[Problem description]
With all pictures omitted, return verbatim the lines from the beginning of the records below through the line containing "const yTitle = 'Average".

[Data]

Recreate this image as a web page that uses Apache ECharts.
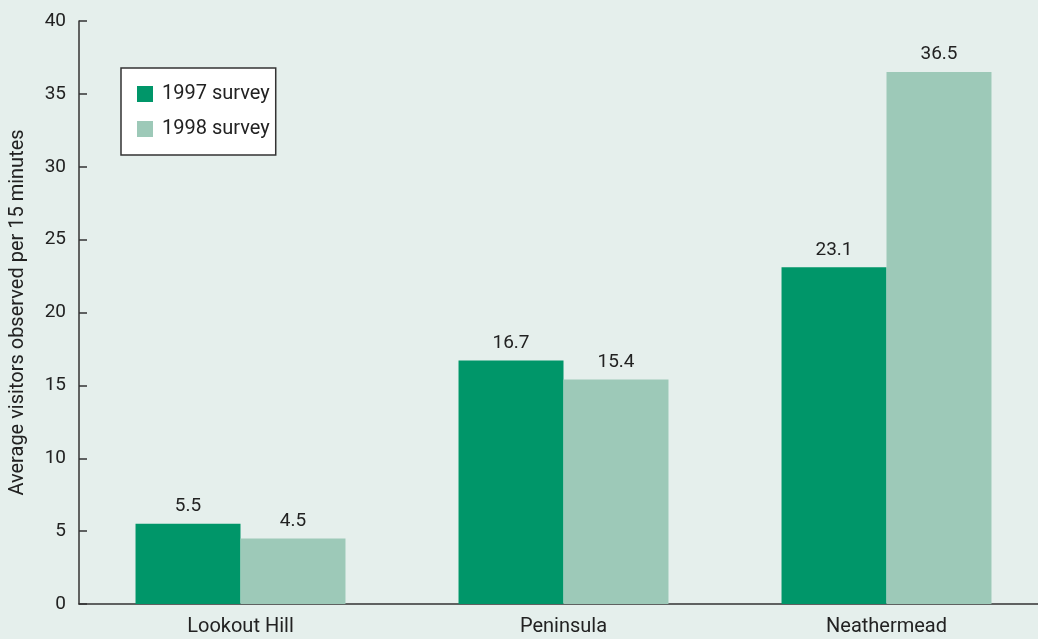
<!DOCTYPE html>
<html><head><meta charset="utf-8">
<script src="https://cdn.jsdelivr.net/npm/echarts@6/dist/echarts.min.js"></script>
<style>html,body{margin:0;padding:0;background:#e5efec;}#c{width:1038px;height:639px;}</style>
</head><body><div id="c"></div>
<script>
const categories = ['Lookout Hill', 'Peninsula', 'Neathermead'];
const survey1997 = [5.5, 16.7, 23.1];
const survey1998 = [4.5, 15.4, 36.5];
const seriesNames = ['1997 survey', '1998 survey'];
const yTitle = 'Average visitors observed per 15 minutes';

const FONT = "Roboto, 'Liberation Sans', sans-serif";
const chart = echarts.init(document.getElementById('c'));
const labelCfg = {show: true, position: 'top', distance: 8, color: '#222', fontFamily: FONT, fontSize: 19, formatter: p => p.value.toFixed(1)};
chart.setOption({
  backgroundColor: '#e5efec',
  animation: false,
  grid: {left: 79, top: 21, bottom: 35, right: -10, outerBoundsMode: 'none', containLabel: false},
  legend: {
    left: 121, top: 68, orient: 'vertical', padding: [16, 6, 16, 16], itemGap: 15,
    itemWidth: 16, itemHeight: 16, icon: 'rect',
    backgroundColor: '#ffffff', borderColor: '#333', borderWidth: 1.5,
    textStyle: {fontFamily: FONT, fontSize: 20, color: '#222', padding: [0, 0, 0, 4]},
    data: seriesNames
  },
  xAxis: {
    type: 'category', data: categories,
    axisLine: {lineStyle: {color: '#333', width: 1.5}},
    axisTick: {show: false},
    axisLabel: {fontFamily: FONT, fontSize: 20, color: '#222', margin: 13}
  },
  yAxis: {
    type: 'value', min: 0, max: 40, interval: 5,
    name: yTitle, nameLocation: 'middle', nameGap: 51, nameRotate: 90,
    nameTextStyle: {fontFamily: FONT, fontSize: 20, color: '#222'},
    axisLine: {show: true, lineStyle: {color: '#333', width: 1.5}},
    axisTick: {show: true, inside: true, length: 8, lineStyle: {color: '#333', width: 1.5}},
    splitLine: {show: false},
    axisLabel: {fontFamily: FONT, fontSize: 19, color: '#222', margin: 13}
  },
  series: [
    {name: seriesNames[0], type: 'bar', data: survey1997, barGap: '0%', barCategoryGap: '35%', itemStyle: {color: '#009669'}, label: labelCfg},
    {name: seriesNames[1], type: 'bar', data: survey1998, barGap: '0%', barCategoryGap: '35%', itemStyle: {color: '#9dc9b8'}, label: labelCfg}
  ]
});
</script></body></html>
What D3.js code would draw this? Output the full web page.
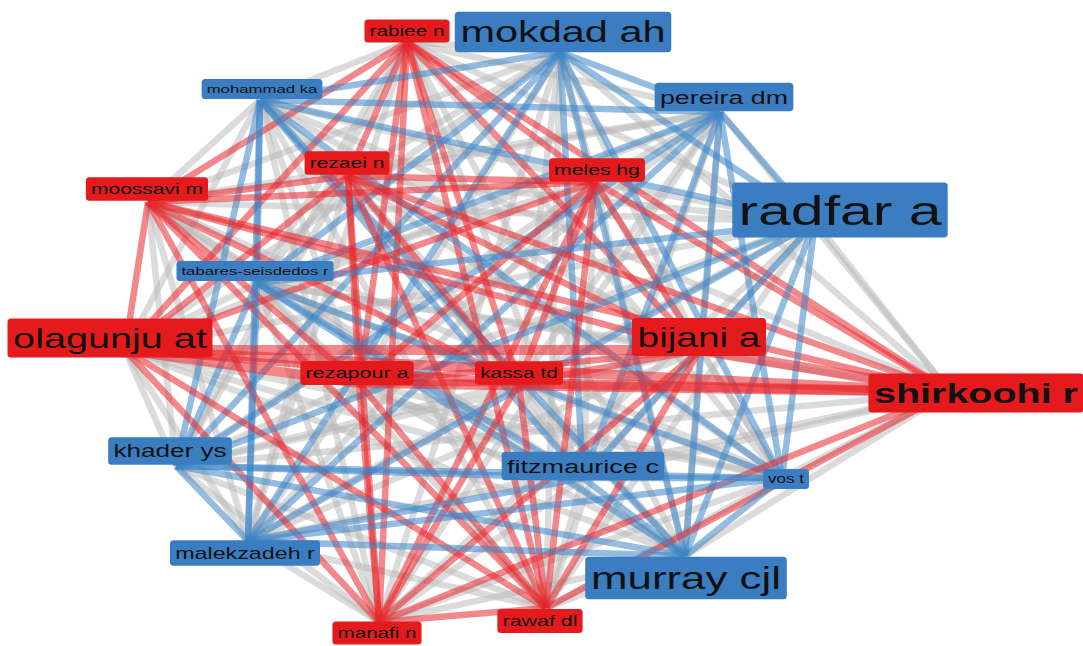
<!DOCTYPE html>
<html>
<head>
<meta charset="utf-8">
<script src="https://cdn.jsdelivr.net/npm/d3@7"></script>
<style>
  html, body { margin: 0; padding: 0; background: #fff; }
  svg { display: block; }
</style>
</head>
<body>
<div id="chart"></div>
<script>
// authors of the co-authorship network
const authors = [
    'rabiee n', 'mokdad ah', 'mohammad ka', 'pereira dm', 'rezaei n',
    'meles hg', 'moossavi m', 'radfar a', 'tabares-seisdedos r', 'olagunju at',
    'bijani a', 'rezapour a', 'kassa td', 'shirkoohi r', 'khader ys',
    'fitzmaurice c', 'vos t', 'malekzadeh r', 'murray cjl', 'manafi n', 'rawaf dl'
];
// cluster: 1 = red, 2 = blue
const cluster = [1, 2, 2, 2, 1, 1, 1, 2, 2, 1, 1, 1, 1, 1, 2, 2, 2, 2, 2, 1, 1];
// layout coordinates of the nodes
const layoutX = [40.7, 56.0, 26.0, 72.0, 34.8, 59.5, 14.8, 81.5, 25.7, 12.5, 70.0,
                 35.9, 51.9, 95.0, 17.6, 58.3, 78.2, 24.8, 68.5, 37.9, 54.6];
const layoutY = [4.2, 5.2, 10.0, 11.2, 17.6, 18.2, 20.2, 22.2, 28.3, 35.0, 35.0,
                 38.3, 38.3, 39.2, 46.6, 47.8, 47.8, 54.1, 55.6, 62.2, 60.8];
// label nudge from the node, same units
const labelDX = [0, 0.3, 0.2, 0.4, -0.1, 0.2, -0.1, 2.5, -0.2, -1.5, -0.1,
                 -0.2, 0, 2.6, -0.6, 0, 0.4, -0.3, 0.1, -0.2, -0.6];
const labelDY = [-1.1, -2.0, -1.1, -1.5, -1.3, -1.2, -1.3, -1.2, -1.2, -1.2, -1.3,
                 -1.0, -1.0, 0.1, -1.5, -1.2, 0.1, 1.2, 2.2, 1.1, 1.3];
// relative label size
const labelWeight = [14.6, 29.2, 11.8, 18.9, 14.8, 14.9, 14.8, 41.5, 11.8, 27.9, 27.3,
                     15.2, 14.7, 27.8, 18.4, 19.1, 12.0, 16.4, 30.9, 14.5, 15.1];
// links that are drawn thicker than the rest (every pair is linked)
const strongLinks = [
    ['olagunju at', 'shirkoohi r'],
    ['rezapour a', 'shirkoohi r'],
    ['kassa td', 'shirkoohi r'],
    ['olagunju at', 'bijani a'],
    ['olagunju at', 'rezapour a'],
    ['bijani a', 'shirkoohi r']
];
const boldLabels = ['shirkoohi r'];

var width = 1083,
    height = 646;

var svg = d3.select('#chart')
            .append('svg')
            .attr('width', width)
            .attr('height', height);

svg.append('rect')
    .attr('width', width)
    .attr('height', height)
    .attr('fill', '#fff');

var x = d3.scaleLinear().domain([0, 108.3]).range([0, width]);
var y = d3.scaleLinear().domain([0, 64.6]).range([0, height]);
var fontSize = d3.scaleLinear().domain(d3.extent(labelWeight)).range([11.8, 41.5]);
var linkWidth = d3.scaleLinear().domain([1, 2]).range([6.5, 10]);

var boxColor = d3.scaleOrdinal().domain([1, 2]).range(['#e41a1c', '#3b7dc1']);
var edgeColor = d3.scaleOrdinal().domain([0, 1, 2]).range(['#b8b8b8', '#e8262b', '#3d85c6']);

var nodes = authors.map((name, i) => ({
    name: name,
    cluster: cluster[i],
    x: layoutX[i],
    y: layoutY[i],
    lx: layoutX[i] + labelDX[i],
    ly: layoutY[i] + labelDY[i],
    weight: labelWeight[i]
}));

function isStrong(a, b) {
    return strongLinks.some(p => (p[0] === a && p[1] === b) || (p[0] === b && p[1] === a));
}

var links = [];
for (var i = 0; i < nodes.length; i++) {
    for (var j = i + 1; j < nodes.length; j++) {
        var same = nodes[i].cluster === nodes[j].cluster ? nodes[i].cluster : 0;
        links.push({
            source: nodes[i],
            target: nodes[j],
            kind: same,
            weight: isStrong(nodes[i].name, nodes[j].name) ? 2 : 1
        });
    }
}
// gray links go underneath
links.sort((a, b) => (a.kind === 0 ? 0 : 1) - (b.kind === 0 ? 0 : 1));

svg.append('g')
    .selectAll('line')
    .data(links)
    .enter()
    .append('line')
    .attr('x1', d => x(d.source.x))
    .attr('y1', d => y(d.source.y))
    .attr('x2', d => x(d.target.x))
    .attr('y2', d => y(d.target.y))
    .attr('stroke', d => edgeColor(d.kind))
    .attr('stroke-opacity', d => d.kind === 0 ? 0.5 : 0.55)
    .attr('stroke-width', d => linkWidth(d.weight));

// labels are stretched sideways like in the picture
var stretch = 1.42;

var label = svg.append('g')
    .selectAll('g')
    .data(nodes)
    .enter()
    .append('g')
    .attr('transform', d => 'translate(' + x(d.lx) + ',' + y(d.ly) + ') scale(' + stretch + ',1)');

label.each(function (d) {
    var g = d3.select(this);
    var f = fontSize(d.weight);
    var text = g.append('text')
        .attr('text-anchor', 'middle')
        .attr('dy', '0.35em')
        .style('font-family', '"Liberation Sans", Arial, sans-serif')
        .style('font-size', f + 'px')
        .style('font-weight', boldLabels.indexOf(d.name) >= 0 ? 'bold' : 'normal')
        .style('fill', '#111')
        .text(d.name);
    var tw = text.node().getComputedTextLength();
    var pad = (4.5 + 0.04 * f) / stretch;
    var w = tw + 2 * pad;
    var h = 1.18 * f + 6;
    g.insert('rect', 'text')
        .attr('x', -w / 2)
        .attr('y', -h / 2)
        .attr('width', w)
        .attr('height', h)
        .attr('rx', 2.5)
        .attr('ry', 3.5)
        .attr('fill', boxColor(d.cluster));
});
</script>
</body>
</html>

[Exercise output]
Recreate this image as a web page that uses Apache ECharts.
<!DOCTYPE html>
<html><head><meta charset="utf-8">
<script src="https://cdn.jsdelivr.net/npm/echarts@6/dist/echarts.min.js"></script>
<style>html,body{margin:0;padding:0;background:#e5efec;}#c{width:1038px;height:639px;}</style>
</head><body><div id="c"></div>
<script>
const categories = ['Lookout Hill', 'Peninsula', 'Neathermead'];
const survey1997 = [5.5, 16.7, 23.1];
const survey1998 = [4.5, 15.4, 36.5];
const seriesNames = ['1997 survey', '1998 survey'];
const yTitle = 'Average visitors observed per 15 minutes';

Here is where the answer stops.